- Promotion: Stampede Wrestling
- Date: May 2, 2003
- City: Calgary, Alberta
- Venue: Ogden Legion Hall
- Tagline: Stampede Wrestling 50th Anniversary Show

Event chronology
| ← Previous Stu Hart 50th Anniversary Show | Next → Last |

= Stu Hart's 88th Birthday Celebration =

The Stu Hart's 88th Birthday Celebration (also called Stampede Wrestling 50th Anniversary Show) was a professional wrestling supercard produced by the Stampede Wrestling promotion that took place on May 2, 2003, at the Ogden Legion Hall in Calgary, Alberta.

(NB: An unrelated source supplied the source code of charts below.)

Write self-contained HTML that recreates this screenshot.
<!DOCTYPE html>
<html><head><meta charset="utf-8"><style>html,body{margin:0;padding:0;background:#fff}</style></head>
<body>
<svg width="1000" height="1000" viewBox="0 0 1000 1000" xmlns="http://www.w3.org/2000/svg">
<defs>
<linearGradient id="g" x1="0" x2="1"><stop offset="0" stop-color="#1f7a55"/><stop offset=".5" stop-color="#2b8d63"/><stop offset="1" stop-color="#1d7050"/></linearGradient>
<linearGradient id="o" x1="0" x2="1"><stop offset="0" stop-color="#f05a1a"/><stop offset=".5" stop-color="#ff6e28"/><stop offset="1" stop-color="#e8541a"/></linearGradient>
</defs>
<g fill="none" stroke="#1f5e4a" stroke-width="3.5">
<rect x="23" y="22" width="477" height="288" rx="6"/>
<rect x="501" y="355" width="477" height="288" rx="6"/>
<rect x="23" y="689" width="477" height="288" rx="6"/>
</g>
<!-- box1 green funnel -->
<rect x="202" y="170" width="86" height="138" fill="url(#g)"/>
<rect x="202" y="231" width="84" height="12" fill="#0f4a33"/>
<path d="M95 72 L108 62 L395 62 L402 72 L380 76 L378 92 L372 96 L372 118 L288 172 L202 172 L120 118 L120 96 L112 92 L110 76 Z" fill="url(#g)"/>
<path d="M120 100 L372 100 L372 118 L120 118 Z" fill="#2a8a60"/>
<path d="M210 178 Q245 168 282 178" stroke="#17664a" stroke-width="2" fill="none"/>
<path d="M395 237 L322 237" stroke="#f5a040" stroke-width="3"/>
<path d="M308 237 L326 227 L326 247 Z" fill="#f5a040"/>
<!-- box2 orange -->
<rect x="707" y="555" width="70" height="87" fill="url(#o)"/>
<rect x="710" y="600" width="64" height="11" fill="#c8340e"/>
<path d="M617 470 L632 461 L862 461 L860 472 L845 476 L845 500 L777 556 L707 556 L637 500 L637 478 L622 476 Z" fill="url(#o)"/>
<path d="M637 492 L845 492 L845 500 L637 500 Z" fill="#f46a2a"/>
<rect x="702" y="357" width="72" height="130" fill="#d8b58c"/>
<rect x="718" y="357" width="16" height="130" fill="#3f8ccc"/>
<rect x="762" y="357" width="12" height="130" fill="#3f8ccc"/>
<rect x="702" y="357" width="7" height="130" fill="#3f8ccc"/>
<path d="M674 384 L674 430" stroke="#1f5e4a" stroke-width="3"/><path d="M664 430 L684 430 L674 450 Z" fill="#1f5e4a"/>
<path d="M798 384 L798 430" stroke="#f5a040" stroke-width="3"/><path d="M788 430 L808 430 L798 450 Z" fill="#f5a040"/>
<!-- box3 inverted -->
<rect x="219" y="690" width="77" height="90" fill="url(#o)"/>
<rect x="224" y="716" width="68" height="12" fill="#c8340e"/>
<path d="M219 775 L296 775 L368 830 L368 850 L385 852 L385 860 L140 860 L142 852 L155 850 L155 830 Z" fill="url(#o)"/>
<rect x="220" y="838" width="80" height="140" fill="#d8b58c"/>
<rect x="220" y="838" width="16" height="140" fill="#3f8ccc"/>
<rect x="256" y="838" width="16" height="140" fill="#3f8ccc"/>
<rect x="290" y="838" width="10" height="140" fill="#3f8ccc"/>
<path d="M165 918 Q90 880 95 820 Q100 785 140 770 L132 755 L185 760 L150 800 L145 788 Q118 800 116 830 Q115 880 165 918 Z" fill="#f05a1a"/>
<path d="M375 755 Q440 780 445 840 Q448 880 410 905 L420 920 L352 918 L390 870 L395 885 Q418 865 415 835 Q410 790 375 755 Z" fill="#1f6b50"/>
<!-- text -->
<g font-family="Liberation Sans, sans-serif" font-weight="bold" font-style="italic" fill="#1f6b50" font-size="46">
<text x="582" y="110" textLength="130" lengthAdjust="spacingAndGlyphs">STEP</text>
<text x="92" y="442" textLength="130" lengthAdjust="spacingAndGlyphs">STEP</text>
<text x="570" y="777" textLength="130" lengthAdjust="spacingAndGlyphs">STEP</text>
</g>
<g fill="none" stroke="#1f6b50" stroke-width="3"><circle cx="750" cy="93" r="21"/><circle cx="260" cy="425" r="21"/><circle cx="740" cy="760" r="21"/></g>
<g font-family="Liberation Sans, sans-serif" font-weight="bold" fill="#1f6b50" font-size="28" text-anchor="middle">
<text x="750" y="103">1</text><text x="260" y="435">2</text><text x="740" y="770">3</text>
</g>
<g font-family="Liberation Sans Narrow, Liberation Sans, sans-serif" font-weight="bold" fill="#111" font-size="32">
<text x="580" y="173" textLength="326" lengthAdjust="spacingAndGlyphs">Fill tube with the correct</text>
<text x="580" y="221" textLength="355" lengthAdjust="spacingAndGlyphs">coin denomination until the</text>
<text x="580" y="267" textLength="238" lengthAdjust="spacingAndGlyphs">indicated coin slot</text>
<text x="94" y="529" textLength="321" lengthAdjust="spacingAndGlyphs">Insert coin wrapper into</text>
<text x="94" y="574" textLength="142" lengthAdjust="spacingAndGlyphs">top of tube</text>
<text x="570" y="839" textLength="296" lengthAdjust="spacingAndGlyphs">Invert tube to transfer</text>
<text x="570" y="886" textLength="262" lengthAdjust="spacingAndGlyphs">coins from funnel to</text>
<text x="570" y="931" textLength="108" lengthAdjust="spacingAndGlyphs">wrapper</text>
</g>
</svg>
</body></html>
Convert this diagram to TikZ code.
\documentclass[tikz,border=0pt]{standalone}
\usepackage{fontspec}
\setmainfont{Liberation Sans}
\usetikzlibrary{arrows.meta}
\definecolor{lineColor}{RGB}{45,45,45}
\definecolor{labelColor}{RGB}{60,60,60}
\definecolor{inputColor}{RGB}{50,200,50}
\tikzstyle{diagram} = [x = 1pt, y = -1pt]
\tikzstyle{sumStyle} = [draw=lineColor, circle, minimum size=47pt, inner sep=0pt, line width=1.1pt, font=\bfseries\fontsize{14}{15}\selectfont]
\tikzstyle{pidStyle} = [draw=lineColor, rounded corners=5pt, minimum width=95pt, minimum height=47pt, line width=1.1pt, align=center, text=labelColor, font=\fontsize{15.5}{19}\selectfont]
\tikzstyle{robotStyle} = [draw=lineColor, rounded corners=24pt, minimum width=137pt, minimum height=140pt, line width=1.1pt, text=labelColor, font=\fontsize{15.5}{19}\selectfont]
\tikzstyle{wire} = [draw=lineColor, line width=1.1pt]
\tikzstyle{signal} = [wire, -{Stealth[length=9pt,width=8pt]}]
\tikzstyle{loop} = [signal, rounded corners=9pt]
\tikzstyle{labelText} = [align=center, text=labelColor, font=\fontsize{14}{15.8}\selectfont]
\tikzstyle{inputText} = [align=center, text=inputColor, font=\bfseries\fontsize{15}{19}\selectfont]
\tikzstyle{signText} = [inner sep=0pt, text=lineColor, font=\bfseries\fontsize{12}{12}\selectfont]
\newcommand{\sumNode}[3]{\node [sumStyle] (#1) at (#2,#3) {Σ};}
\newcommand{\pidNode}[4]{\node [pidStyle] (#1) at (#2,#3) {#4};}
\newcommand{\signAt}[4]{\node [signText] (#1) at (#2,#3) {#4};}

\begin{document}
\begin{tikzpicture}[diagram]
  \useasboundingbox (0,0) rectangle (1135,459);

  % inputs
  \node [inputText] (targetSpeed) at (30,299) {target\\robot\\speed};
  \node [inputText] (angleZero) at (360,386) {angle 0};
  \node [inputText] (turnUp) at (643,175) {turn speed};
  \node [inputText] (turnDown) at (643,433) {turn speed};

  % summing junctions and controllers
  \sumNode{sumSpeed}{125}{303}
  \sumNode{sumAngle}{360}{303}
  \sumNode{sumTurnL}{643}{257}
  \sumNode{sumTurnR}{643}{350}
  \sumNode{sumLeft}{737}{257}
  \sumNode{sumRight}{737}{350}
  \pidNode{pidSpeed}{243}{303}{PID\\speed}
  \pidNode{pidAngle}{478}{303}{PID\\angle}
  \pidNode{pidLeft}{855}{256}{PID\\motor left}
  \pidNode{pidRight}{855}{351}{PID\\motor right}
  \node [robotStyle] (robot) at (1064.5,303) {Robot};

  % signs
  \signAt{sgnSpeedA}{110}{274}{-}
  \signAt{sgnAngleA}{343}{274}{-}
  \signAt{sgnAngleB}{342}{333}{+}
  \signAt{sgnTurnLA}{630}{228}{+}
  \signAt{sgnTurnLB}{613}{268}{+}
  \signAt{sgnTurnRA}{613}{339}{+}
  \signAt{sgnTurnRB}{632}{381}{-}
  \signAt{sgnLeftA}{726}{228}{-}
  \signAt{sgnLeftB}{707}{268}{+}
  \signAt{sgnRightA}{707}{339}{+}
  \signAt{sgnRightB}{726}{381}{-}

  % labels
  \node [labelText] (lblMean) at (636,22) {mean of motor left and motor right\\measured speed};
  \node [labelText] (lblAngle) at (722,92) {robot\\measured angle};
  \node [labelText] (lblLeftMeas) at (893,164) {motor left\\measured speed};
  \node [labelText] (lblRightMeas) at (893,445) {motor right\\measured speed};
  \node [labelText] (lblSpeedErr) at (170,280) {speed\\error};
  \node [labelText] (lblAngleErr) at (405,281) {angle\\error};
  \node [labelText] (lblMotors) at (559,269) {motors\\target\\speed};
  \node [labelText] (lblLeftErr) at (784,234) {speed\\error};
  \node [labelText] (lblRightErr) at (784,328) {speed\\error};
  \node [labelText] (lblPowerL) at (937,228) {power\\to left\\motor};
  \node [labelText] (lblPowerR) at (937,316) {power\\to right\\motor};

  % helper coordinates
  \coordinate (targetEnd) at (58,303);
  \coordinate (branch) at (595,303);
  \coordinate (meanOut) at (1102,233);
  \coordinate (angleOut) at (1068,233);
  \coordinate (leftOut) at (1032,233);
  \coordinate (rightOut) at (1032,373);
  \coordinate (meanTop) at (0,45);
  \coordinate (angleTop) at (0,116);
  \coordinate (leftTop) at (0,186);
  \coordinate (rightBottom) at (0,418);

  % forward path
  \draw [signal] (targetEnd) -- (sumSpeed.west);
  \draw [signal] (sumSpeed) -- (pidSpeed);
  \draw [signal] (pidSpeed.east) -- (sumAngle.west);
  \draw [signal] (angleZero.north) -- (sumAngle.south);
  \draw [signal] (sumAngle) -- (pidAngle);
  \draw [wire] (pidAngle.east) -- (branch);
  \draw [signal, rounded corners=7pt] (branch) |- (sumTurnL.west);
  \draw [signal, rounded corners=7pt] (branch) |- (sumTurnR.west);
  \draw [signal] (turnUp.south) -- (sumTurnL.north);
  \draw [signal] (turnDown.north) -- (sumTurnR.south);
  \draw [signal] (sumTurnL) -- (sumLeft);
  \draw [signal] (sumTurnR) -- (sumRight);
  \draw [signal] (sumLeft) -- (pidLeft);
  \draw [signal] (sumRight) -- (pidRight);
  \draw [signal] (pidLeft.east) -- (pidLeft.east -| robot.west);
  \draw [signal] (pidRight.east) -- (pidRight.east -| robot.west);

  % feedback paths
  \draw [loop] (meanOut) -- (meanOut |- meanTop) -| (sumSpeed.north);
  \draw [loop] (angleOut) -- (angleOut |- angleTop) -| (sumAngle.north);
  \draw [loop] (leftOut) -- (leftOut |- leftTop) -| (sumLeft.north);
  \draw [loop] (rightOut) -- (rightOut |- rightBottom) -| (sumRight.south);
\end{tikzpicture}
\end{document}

It was initially to be held at the Victoria Pavilion, however, the event was later moved to another venue. The show was held to celebrate Stu Hart's 88th birthday as well as the 50th anniversary of Stampede Wrestling. Ralph Klein, then Premier of Alberta, made a guest appearance at the event to honor the Hart wrestling family. It was second reunion show to be held since the Stu Hart 50th Anniversary Show in 1995. The event featured talent from both the original Stampede Wrestling and Ross and Bruce Hart's version. Seven professional wrestling matches were featured on the card.

==Event==
Two of the matches on the undercard were Sabu versus Teddy Hart in a hardcore match, and Bruce Hart versus Principal Richard Pound. Another featured match was a standard wrestling match between Nattie Neidhart and Belle Lovitz. The main event was a tag team match between The Stampede Bulldogs (Harry Smith and T.J. Wilson) and the team of A.J. Styles and The Black Dragon. Wilson later claimed that their match was a great learning experience for him especially as he was preparing to enter New Japan Pro-Wrestling's Best of the Super Juniors that summer.

==Results==

| No. | Results | Stipulations | Times |
|---|---|---|---|
| 1 | Jack Flash defeated Nick Nog and Pete Wilson | Three-Way Dance | 15:02 |
| 2 | Dan Fox defeated Brayden Schultz and Trevor Ing (kids match) | Triple Threat match | 9:00 |
| 3 | Nattie Neidhart defeated Belle Lovitz | Singles match | 10:12 |
| 4 | Johnny Devine, Duke Durrango and Randy Myers defeated Kirk Melnick, Rod Rage and Jason Carter | Six-man tag team match | 11:25 |
| 5 | Bruce Hart defeated Principal Richard Pound by countout | Singles match | — |
| 6 | Juggernaut and Apocalypse defeated Dave Swift and The Highlander | Tag team match | 18:12 |
| 7 | Sabu vs. Teddy Hart ended in a no-contest | Hardcore match | 18:12 |
| 8 | The Stampede Bulldogs (Harry Smith and T.J. Wilson) defeated A.J. Styles and The Black Dragon | Tag team match | 22:50 |

==Reception==
The professional wrestling section, SLAM! Wrestling, of the Canadian Online Explorer website rated the entire event a 10 out of 10 stars.